**What you have to do:**
Return the listing below unchanged, minus its pictures.

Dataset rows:
^^^^^^^^

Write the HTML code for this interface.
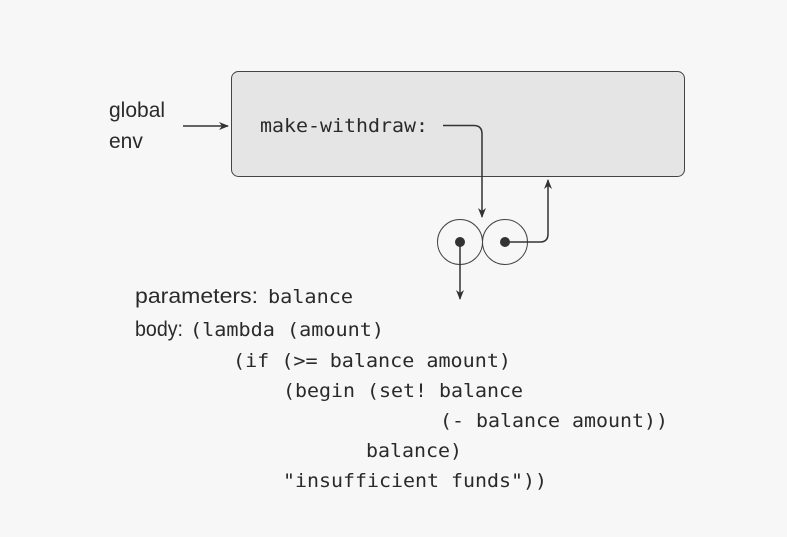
<!DOCTYPE html>
<html><head><meta charset="utf-8"><style>
html,body{margin:0;padding:0;background:#f7f7f7;width:787px;height:537px;overflow:hidden}
svg{display:block}
.s{font-family:"Liberation Sans",sans-serif;font-size:21px;fill:#2a2a2a}
.m{font-family:"DejaVu Sans Mono","Liberation Mono",monospace;font-size:19px;fill:#2a2a2a}
</style></head><body>
<svg width="787" height="537" viewBox="0 0 787 537">
<defs><marker id="a" markerWidth="10" markerHeight="10" refX="9" refY="5" orient="auto" markerUnits="userSpaceOnUse"><path d="M0,1 L10,5 L0,9 L3,5 Z" fill="#333"/></marker></defs>
<rect x="231.5" y="71.5" width="453" height="105" rx="7" fill="#e5e5e5" stroke="#444" stroke-width="1"/>
<text class="s" x="109" y="117">global</text>
<text class="s" x="109" y="148">env</text>
<line x1="183" y1="126" x2="228" y2="126" stroke="#333" stroke-width="1.5" marker-end="url(#a)"/>
<text class="m" x="260" y="132" textLength="168" lengthAdjust="spacingAndGlyphs">make-withdraw:</text>
<path d="M443,125.5 H474 Q482,125.5 482,134 V217" fill="none" stroke="#333" stroke-width="1.5" marker-end="url(#a)"/>
<circle cx="460" cy="242" r="22.5" fill="none" stroke="#444" stroke-width="1"/>
<circle cx="505" cy="242" r="22.5" fill="none" stroke="#444" stroke-width="1"/>
<circle cx="460" cy="242" r="5" fill="#333"/>
<circle cx="505" cy="242" r="5" fill="#333"/>
<path d="M505,242 H540 Q548,242 548,234 V180" fill="none" stroke="#333" stroke-width="1.5" marker-end="url(#a)"/>
<line x1="460" y1="242" x2="460" y2="299" stroke="#333" stroke-width="1.5" marker-end="url(#a)"/>
<text class="s" x="135" y="303" textLength="123" lengthAdjust="spacingAndGlyphs">parameters:</text>
<text class="m" x="268" y="303" textLength="85" lengthAdjust="spacingAndGlyphs">balance</text>
<text class="s" x="135" y="336" textLength="48" lengthAdjust="spacingAndGlyphs">body:</text>
<text class="m" x="190" y="336" textLength="194" lengthAdjust="spacingAndGlyphs">(lambda (amount)</text>
<text class="m" x="233" y="367" textLength="278" lengthAdjust="spacingAndGlyphs">(if (&gt;= balance amount)</text>
<text class="m" x="283" y="397" textLength="240" lengthAdjust="spacingAndGlyphs">(begin (set! balance</text>
<text class="m" x="440" y="427" textLength="228" lengthAdjust="spacingAndGlyphs">(- balance amount))</text>
<text class="m" x="366" y="457" textLength="96" lengthAdjust="spacingAndGlyphs">balance)</text>
<text class="m" x="283" y="487" textLength="264" lengthAdjust="spacingAndGlyphs">"insufficient funds"))</text>
</svg>
</body></html>
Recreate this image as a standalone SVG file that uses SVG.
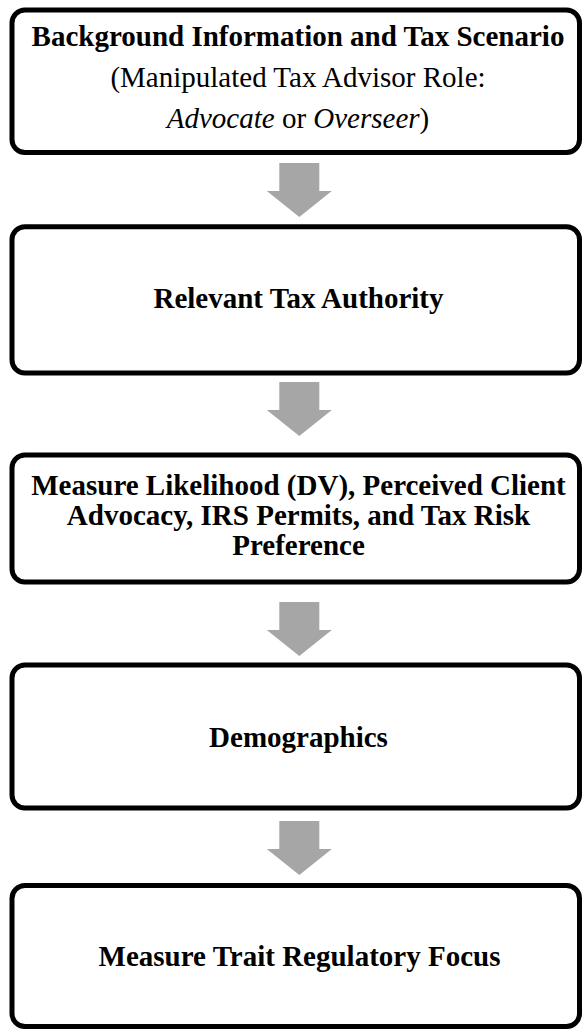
<svg xmlns="http://www.w3.org/2000/svg" width="582" height="1029" viewBox="0 0 582 1029">
  <style>
    .box { fill: #ffffff; stroke: #000000; stroke-width: 5; }
    .t { font-family: "Liberation Serif", "Times New Roman", serif; font-size: 29px; fill: #000000; text-anchor: middle; }
    .b { font-weight: bold; }
    .i { font-style: italic; }
    .arrow { fill: #a6a6a6; stroke: none; }
  </style>
  <defs>
    <path id="downArrow" d="M -20 0 H 20 V 28 H 32.5 L 0 54 L -32.5 28 H -20 Z"/>
  </defs>
  <rect width="582" height="1029" fill="#ffffff"/>

  <g id="connectors">
    <use href="#downArrow" class="arrow" x="299.3" y="163"/>
    <use href="#downArrow" class="arrow" x="299.3" y="382"/>
    <use href="#downArrow" class="arrow" x="299.3" y="602"/>
    <use href="#downArrow" class="arrow" x="299.3" y="821"/>
  </g>

  <g id="node-background">
    <rect class="box" x="12" y="10" width="567.5" height="142.5" rx="13" ry="13"/>
    <text class="t b" x="298" y="46">Background Information and Tax Scenario</text>
    <text class="t" x="298" y="87.3">(Manipulated Tax Advisor Role:</text>
    <text class="t" x="298" y="128.3"><tspan class="i">Advocate</tspan> or <tspan class="i">Overseer</tspan>)</text>
  </g>

  <g id="node-authority">
    <rect class="box" x="12" y="226.7" width="567.5" height="146.3" rx="13" ry="13"/>
    <text class="t b" x="298.5" y="308">Relevant Tax Authority</text>
  </g>

  <g id="node-measure">
    <rect class="box" x="12" y="455" width="567.5" height="127" rx="13" ry="13"/>
    <text class="t b" x="298.5" y="495">Measure Likelihood (DV), Perceived Client</text>
    <text class="t b" x="298.5" y="525">Advocacy, IRS Permits, and Tax Risk</text>
    <text class="t b" x="298.5" y="555">Preference</text>
  </g>

  <g id="node-demographics">
    <rect class="box" x="12" y="665" width="567.5" height="143" rx="13" ry="13"/>
    <text class="t b" x="298.5" y="746.5">Demographics</text>
  </g>

  <g id="node-regulatory">
    <rect class="box" x="12" y="885.5" width="567.5" height="141" rx="13" ry="13"/>
    <text class="t b" x="299.5" y="966">Measure Trait Regulatory Focus</text>
  </g>
</svg>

^^^^^^^^

**The completed task:**
Write the HTML code for this interface.
<!DOCTYPE html>
<html><head><meta charset="utf-8"><style>
html,body{margin:0;padding:0;background:#f7f7f7;width:787px;height:537px;overflow:hidden}
svg{display:block}
.s{font-family:"Liberation Sans",sans-serif;font-size:21px;fill:#2a2a2a}
.m{font-family:"DejaVu Sans Mono","Liberation Mono",monospace;font-size:19px;fill:#2a2a2a}
</style></head><body>
<svg width="787" height="537" viewBox="0 0 787 537">
<defs><marker id="a" markerWidth="10" markerHeight="10" refX="9" refY="5" orient="auto" markerUnits="userSpaceOnUse"><path d="M0,1 L10,5 L0,9 L3,5 Z" fill="#333"/></marker></defs>
<rect x="231.5" y="71.5" width="453" height="105" rx="7" fill="#e5e5e5" stroke="#444" stroke-width="1"/>
<text class="s" x="109" y="117">global</text>
<text class="s" x="109" y="148">env</text>
<line x1="183" y1="126" x2="228" y2="126" stroke="#333" stroke-width="1.5" marker-end="url(#a)"/>
<text class="m" x="260" y="132" textLength="168" lengthAdjust="spacingAndGlyphs">make-withdraw:</text>
<path d="M443,125.5 H474 Q482,125.5 482,134 V217" fill="none" stroke="#333" stroke-width="1.5" marker-end="url(#a)"/>
<circle cx="460" cy="242" r="22.5" fill="none" stroke="#444" stroke-width="1"/>
<circle cx="505" cy="242" r="22.5" fill="none" stroke="#444" stroke-width="1"/>
<circle cx="460" cy="242" r="5" fill="#333"/>
<circle cx="505" cy="242" r="5" fill="#333"/>
<path d="M505,242 H540 Q548,242 548,234 V180" fill="none" stroke="#333" stroke-width="1.5" marker-end="url(#a)"/>
<line x1="460" y1="242" x2="460" y2="299" stroke="#333" stroke-width="1.5" marker-end="url(#a)"/>
<text class="s" x="135" y="303" textLength="123" lengthAdjust="spacingAndGlyphs">parameters:</text>
<text class="m" x="268" y="303" textLength="85" lengthAdjust="spacingAndGlyphs">balance</text>
<text class="s" x="135" y="336" textLength="48" lengthAdjust="spacingAndGlyphs">body:</text>
<text class="m" x="190" y="336" textLength="194" lengthAdjust="spacingAndGlyphs">(lambda (amount)</text>
<text class="m" x="233" y="367" textLength="278" lengthAdjust="spacingAndGlyphs">(if (&gt;= balance amount)</text>
<text class="m" x="283" y="397" textLength="240" lengthAdjust="spacingAndGlyphs">(begin (set! balance</text>
<text class="m" x="440" y="427" textLength="228" lengthAdjust="spacingAndGlyphs">(- balance amount))</text>
<text class="m" x="366" y="457" textLength="96" lengthAdjust="spacingAndGlyphs">balance)</text>
<text class="m" x="283" y="487" textLength="264" lengthAdjust="spacingAndGlyphs">"insufficient funds"))</text>
</svg>
</body></html>
Recreate this image as a standalone SVG file that uses SVG.
<svg xmlns="http://www.w3.org/2000/svg" width="582" height="1029" viewBox="0 0 582 1029">
  <style>
    .box { fill: #ffffff; stroke: #000000; stroke-width: 5; }
    .t { font-family: "Liberation Serif", "Times New Roman", serif; font-size: 29px; fill: #000000; text-anchor: middle; }
    .b { font-weight: bold; }
    .i { font-style: italic; }
    .arrow { fill: #a6a6a6; stroke: none; }
  </style>
  <defs>
    <path id="downArrow" d="M -20 0 H 20 V 28 H 32.5 L 0 54 L -32.5 28 H -20 Z"/>
  </defs>
  <rect width="582" height="1029" fill="#ffffff"/>

  <g id="connectors">
    <use href="#downArrow" class="arrow" x="299.3" y="163"/>
    <use href="#downArrow" class="arrow" x="299.3" y="382"/>
    <use href="#downArrow" class="arrow" x="299.3" y="602"/>
    <use href="#downArrow" class="arrow" x="299.3" y="821"/>
  </g>

  <g id="node-background">
    <rect class="box" x="12" y="10" width="567.5" height="142.5" rx="13" ry="13"/>
    <text class="t b" x="298" y="46">Background Information and Tax Scenario</text>
    <text class="t" x="298" y="87.3">(Manipulated Tax Advisor Role:</text>
    <text class="t" x="298" y="128.3"><tspan class="i">Advocate</tspan> or <tspan class="i">Overseer</tspan>)</text>
  </g>

  <g id="node-authority">
    <rect class="box" x="12" y="226.7" width="567.5" height="146.3" rx="13" ry="13"/>
    <text class="t b" x="298.5" y="308">Relevant Tax Authority</text>
  </g>

  <g id="node-measure">
    <rect class="box" x="12" y="455" width="567.5" height="127" rx="13" ry="13"/>
    <text class="t b" x="298.5" y="495">Measure Likelihood (DV), Perceived Client</text>
    <text class="t b" x="298.5" y="525">Advocacy, IRS Permits, and Tax Risk</text>
    <text class="t b" x="298.5" y="555">Preference</text>
  </g>

  <g id="node-demographics">
    <rect class="box" x="12" y="665" width="567.5" height="143" rx="13" ry="13"/>
    <text class="t b" x="298.5" y="746.5">Demographics</text>
  </g>

  <g id="node-regulatory">
    <rect class="box" x="12" y="885.5" width="567.5" height="141" rx="13" ry="13"/>
    <text class="t b" x="299.5" y="966">Measure Trait Regulatory Focus</text>
  </g>
</svg>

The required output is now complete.